All of the information that follows (and more) can be found on Cancer Research UK 'CancerStats Key Facts - Cervical cancer Fact Sheet' - this is FREE to download.
How common is cervical cancer in the UK?
- In the UK in 2010, there were around 2900 new cases of cervical cancer diagnosed (approx. 8 women daily)
- Cervical cancer is the twelfth most common cancer in women in the UK
- It is the third most common gynaecological cancer in women in the UK (after uterus (womb) and ovary) but the most common in women under the age of 35
- Around 1700 cases diagnosed are in women under the age of 50 (approx 6 in 10 of all new cases)
- Cervical cancer incidence in the UK decreased by nearly half between the late 1980's until the early 2000's, but the last decade has seen an increase of around 15% - mostly in women in their late 20's.

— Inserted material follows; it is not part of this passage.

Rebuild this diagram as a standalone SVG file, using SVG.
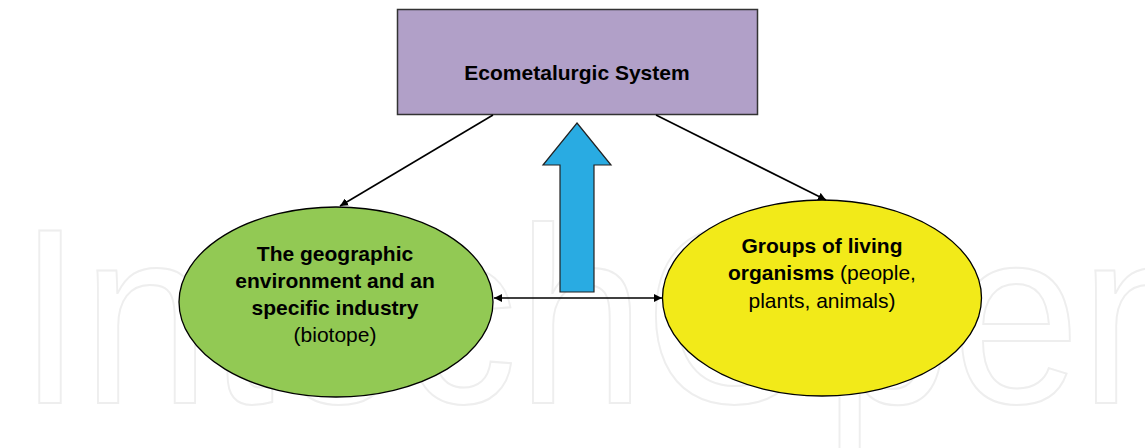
<svg xmlns="http://www.w3.org/2000/svg" width="1145" height="448" viewBox="0 0 1145 448">
<style>
.t{font-family:"Liberation Sans",Arial,sans-serif;font-size:21px;fill:#000;text-anchor:middle}
.b{font-weight:bold}
.n{font-weight:normal}
.c{stroke:#000;stroke-width:1.6;fill:none}
.wm{font-family:"Liberation Sans",Arial,sans-serif;font-size:250px;fill:none;stroke:#eeeeee;stroke-width:2}
</style>
<defs>
<marker id="ah" viewBox="0 0 10 10" refX="10" refY="5" markerWidth="8" markerHeight="8" markerUnits="userSpaceOnUse" orient="auto-start-reverse">
<path d="M0,0 L10,5 L0,10 z" fill="#000"/>
</marker>
</defs>
<rect width="1145" height="448" fill="#fff"/>
<text class="wm" x="18" y="403" textLength="1190" lengthAdjust="spacingAndGlyphs">IntechOpen</text>
<g id="system">
<rect x="397.5" y="9.5" width="360" height="105" fill="#b1a0c8" stroke="#333" stroke-width="1.5"/>
<text class="t b" x="577" y="80">Ecometalurgic System</text>
</g>
<g id="biotope">
<ellipse cx="336" cy="302" rx="157" ry="95" fill="#92c954" stroke="#000" stroke-width="1.3"/>
<text class="t b" x="335" y="261">The geographic</text>
<text class="t b" x="335" y="288">environment and an</text>
<text class="t b" x="335" y="315">specific industry</text>
<text class="t n" x="335" y="342">(biotope)</text>
</g>
<g id="organisms">
<ellipse cx="822" cy="298" rx="159.5" ry="98" fill="#f2ea19" stroke="#000" stroke-width="1.3"/>
<text class="t b" x="822" y="253">Groups of living</text>
<text class="t" x="822" y="280"><tspan class="b">organisms</tspan><tspan class="n"> (people,</tspan></text>
<text class="t n" x="822" y="308">plants, animals)</text>
</g>
<g id="upArrow">
<path d="M577,123 L611,165 L594,165 L594,292 L560,292 L560,165 L543,165 Z" fill="#29abe2" stroke="#222" stroke-width="1.2"/>
</g>
<g id="connectors">
<line class="c" x1="493" y1="115" x2="340" y2="206" marker-end="url(#ah)"/>
<line class="c" x1="656" y1="115" x2="826" y2="200" marker-end="url(#ah)"/>
<line class="c" x1="494" y1="298" x2="662" y2="298" marker-start="url(#ah)" marker-end="url(#ah)"/>
</g>
</svg>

How many people survive cervical cancer?
- Two thirds of women survive their disease for five years or more
- Survival is higher in women diagnosed at a younger age. Women under 40 years of age have survival rates of almost 90%
What causes cervical cancer?
- Infection with the human papillomavirus (HPV) is the main risk factor. It is a necessary cause of cervical cancer
- Women with HIV/AIDS are at increased risk
- Women with a mother or sister who has had cervical cancer are at increased risk
- Smoking increases the risk
- Long term use of the oral contraceptive pill also increases the risk
Screening and Vaccination
- The Department of Health set up the NHS Cervical Screening Programme in 1988
- Screening can prevent around 45% of cases in women in their 30s. This rises to 75% in women in their 50s / 60s who attend regular checks
- The HPV vaccination in schools was introduced into the National Immunisation Programme in 2008 for girls aged 12-13.